ついで、個別の政策自体の論理的整合性などを調べ、まとめるという、いわば学者的な要素と政治との関わりということになると、政治は常に新しい理論を求め、それを自分の手元に置いておきたいと考えるものだと言えそうなので、それを理由に学問への政治的介入が行われることもありそうだし、逆に学問の方から積極的に政治に近づき、それを売り込む、ということもなされるであろう。政策論議が盛り上がること自体は良いことであると思われるが、権力闘争によって理屈が曲げられるというようなことは避けるべきではないだろうか。

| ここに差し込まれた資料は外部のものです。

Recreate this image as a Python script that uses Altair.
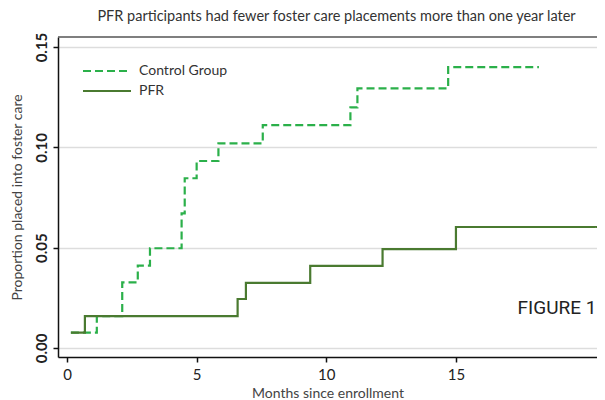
import altair as alt
import pandas as pd

# Data (cumulative proportions placed into foster care)
pfr_months = [0.15, 0.69, 6.58, 6.90, 9.38, 12.17, 15.00, 20.60]
pfr_values = [0.0076, 0.0159, 0.0244, 0.0324, 0.0409, 0.0493, 0.0603, 0.0603]

control_months = [0.15, 1.15, 2.13, 2.73, 3.20, 4.42, 4.54, 5.00, 5.84, 7.55, 10.93, 11.20, 14.70, 18.20]
control_values = [0.0076, 0.0159, 0.0327, 0.0410, 0.0497, 0.0671, 0.0846, 0.0932, 0.1020, 0.1111, 0.1199, 0.1294, 0.1400, 0.1400]

series_names = ["Control Group", "PFR"]
x_ticks = [0, 5, 10, 15]
y_ticks = [0.0, 0.05, 0.10, 0.15]

rows = []
for m, v in zip(control_months, control_values):
    rows.append({"month": m, "prop": v, "group": "Control Group", "order": len(rows)})
for m, v in zip(pfr_months, pfr_values):
    rows.append({"month": m, "prop": v, "group": "PFR", "order": len(rows)})
df = pd.DataFrame(rows)

FONT = "Lato"
W, H = 539, 320

legend_kw = dict(title=None, orient="none", legendX=38, legendY=23,
                 symbolType="M-2.4,0H2.4", symbolSize=400, symbolStrokeWidth=2,
                 labelOffset=21, labelFontSize=14, labelFont=FONT, labelColor="#333",
                 rowPadding=2, padding=0)

lines = alt.Chart(df).mark_line(interpolate="step-after", strokeWidth=2.2, clip=False).encode(
    x=alt.X("month:Q",
            scale=alt.Scale(domain=[-0.347, 20.44], nice=False, zero=False),
            axis=alt.Axis(values=x_ticks, format="d", grid=False, title="Months since enrollment",
                          tickSize=5, labelPadding=5, titlePadding=4)),
    y=alt.Y("prop:Q",
            scale=alt.Scale(domain=[-0.0045, 0.155], nice=False, zero=False),
            axis=alt.Axis(values=y_ticks, format=".2f", grid=True, title="Proportion placed into foster care",
                          tickSize=5, labelAngle=270, labelAlign="center", labelBaseline="bottom",
                          labelPadding=4, titlePadding=10, labelFontWeight="bold")),
    color=alt.Color("group:N",
                    scale=alt.Scale(domain=series_names, range=["#2bb04a", "#4a7a30"]),
                    legend=alt.Legend(**legend_kw)),
    strokeDash=alt.StrokeDash("group:N",
                              scale=alt.Scale(domain=series_names, range=[[8, 4], [1, 0]]),
                              legend=alt.Legend(**legend_kw)),
    order="order:Q",
)

top_line = alt.Chart(pd.DataFrame({"a": [0]})).mark_rule(color="#555", strokeWidth=1.5).encode(
    x=alt.value(0), x2=alt.value(W + 20), y=alt.value(0)
)

fig_label = alt.Chart(pd.DataFrame({"t": ["FIGURE 1"]})).mark_text(
    fontSize=19, font="Roboto", fontWeight="normal", color="#222", align="center", baseline="middle"
).encode(text="t:N", x=alt.value(499), y=alt.value(271))

chart = alt.layer(top_line, lines, fig_label).properties(
    width=W, height=H,
    title=alt.TitleParams("PFR participants had fewer foster care placements more than one year later",
                          fontSize=14.5, font=FONT, fontWeight="normal", color="#333", offset=8, dx=9),
    padding={"left": 50, "top": 29, "right": 0, "bottom": 43},
    autosize=alt.AutoSizeParams(type="none"),
).configure_view(stroke=None).configure_axis(
    labelFont=FONT, titleFont=FONT, labelFontSize=15, titleFontSize=14,
    labelColor="#222", titleColor="#444", titleFontWeight="normal",
    domainColor="#111", domainWidth=1.5, tickColor="#111", tickWidth=1.5,
    gridColor="#dddddd", gridWidth=1.5,
)

chart.save("out.html", embed_options={"renderer": "svg", "actions": False})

ここをどのように具体的に調整するのか、というのは非常に難しい問題であり、というのは、政治にはある程度のスピード感が求められ、それに合わせて理屈を乗せるということになると、なんらかのアクセントをわざわざつけて、そうすることで流れに乗る、というプロセスが必要になるのかもしれない。それは、対話によらずして理屈を曲げる、ということにもなりかねず、つまりまず理屈を政治的潮流に合わせるということの難しさがあるのだと言える。理屈の部分については、学の中で十分に議論されるべきではあろうが、そうなると政治的な利益はどんどん薄くなる。それをいかにして解決するべきか。

理屈で言えば、政治を対話の場であると定義し、政治家はそれぞれさまざまな文脈を背負ってその対話の場に現れる。それに対して学の立場から理論が提示され、それについて政治家がそれぞれの文脈に基づく立場からその理論に対する見解を出し合い、対話を行って現実適用への道を探る、ということになるのだろう。そして、自分はこういう文脈の立場から、その理論についてはこういう解釈を行い、だから賛成、あるいは反対である、という理屈に基づいて議論が展開されれば、対話的に問題解決され、合意に至ることができるのでは、と考える。ただし、権力闘争が激しいと、そのような悠長な話ではなく、スピードや力で決めてしまおうという誘惑、そして学の側からも、自分の理論をなんとかして社会実装したいという政治的野心による、議論が熟す前での権力へのすり寄りということは簡単に起こってしまうだろう。

この、政治において対話と権力が接して転換するあたりが、私の”政治性”問題の中心課題となっていそうだが、まだそれをしっかりと解決するような状態には至っていない。これは、関係性において常にフラットでいられるか、という、精神的な問題であるとも言えそうで、その心の有り様がまだまだ未熟だということ。